Il presupposto fondante degli eventi della serata di sabato 19 ottobre è esattamente questo: la disabilitazione degli instradamenti IP (come abbiamo visto, un palazzone o isolato, con tutto il suo microcosmo di IP dinamici, riassegnati che scompare) e le segnalazioni rituali sotto pena di sanzioni con la possibilità di ricorso entro cinque giorni pone una serie di problemi, in gran parte evidenziati già in passato alla deputata Giulia Pastorella, in queste ore protagonista di una interpellanza al Parlamento, parte di una serie di provvedimenti tesi a chiedere chiarezza e il perfezionamento della White List

Se combattere la pirateria è cosa buona e giusta, omettere di tenere ad esempio di conto per il futuro esenzioni e forme di whitelist è come richiedere ad un generale di mutarsi in uccello marino e librarsi nel cielo.
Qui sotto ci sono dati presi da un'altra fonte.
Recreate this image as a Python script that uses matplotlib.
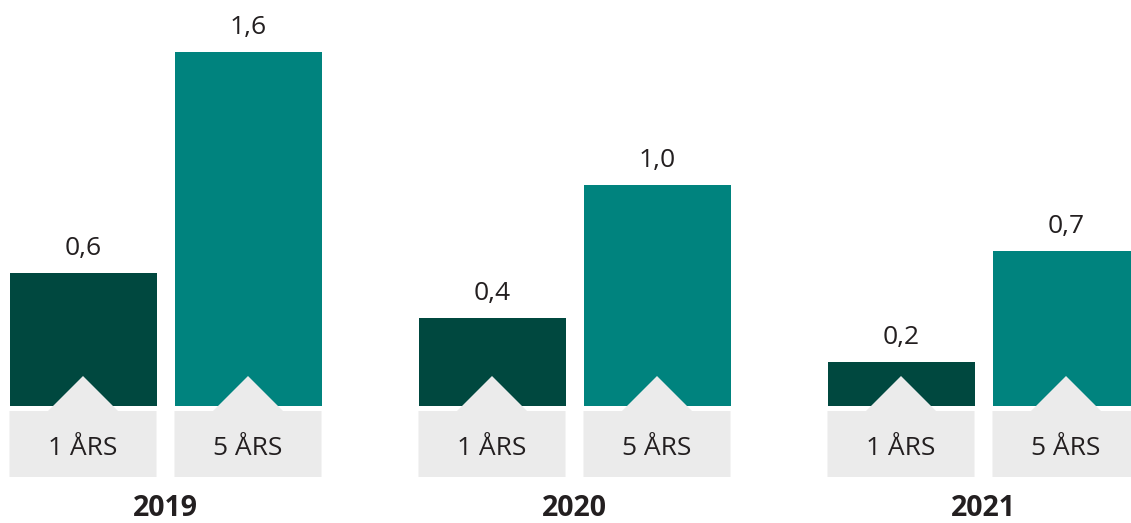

Piracy Shield: obiettivi che si scontrano con la realtà

Aprire un dibattito per valutare la capacità di VPN e DNS “alternativi” di prestarsi a scopi pirata, onerare il gestore di rete di una potenziale fiumana di segnalazioni è un obiettivo ambizioso sulla carta, ma che si scontra rudemente con la realtà e i meccanismi fisici della Rete stessa.

Ma anche il tiro di dadi dei diversi provider, posti, come i generali del Re degli Asteroidi, in una situazione oggettivamente difficile: sul volgere delle ore finali di questa situazione, ad esempio, alcuni provider hanno provveduto allo sblocco di Google Drive prima degli altri, aprendo una lunga serie di considerazioni tra compliance e trattamento diversificato di utenti finali assimilabili.

Storicamente, ancor prima della Rete, basare il contrasto alla pirateria sul limitare per l’utente finale di ogni mezzo che in un clima di sospetto reciproco potrebbe generare due tipi di risposte: una risposta “forte”, e quindi con vigore contrastata, o risposte inefficaci perché “ovviabili” per l’”iniziato” e con strumenti del tutto leciti creando così una disparità nella disparità.

I tentativi di contrasto alla pirateria prima del Piracy Shield

Prima del Piracy Shield, prima del “pezzotto”, il problema del contrasto alla pirateria era stato posto. Anche da soggetti privati, cosa che rende l’odierna risposta pubblica ancora più al centro dei riflettori, in base all’evidente squilibrio di potere tra Stato e Privato.

Corte di Giustizia, 23 gennaio 2014, causa C-355/12, (pubblicata in «Foro italiano», 2014, f. 4, col. 200) ci insegna al riguardo due elementi:

  • la protezione giuridica è accordata esclusivamente alle misure tecnologiche che perseguono l’obiettivo di impedire o eliminare, per quanto riguarda le opere, gli atti non autorizzati dal titolare di un diritto d’autore.
  • «le [predette] misure devono essere adeguate alla realizzazione di tale obiettivo e non eccedere quanto necessario a tal fine»

E nel citato campo informatico, nella causa C-159/23, la Corte Europea ha nuovamente ribadito la necessità di valutare il doppio criterio dell’uso e della proporzionalità anziché la mera esistenza di un oggetto atto ad offendere.

Dicesi majikon, le cartucce o altri strumenti atti a modificare i dati di un programma regolarmente acquistato, che potrebbero o non potrebbero fomentare la pirateria.

Esattamente come oggi, nel 2024, si potrebbe usare un accesso Google Drive per completare un’importante consegna di lavoro, oppure farmi mandare un file di testo con link “per il pezzotto” (la partita di calcio in streaming pirata) o la registrazione di un blockbuster cinematografico.

Ma come in tempi pre-internet, si poteva trovarsi a scoprire ad esempio che il mezzo usato dal fornitore della musica su CD che ho comprato nel 2005 (caso SONY Rootkit) indeboliva la sicurezza del proprio computer in modo tale da spingersi, in quanto utente coscienzioso a negarsi l’ascolto in cuffia da computer, o, ancora adesso, scoprire che la differenza tra un utente bannato dai servizi online di un noto videogame e un utente riabilitato è nella sua capacità fisica di ovviare al ban delle periferiche “con codice” sostituendole (a esempio cambiando le memorie di massa).

Non ci si dilungherà oltre: storicamente, ogni singolo tentativo di sconfiggere la pirateria ha dovuto incontrare la sua Canossa nella prova della realtà fisica, tra utenti privati della possibilità di fruire di un servizio legittimo e impenitenti refrattari anche ai tentativi più duri.

Il contrasto alla pirateria è un eterno scontro tra guardie e ladri: a volte la guardia dovrà imparare, senza crucciarsi o considerarlo attacco personale, a modulare l’uso della forza in modo che, aderendo al reale, pervenga a risultati migliori e meno contestabili.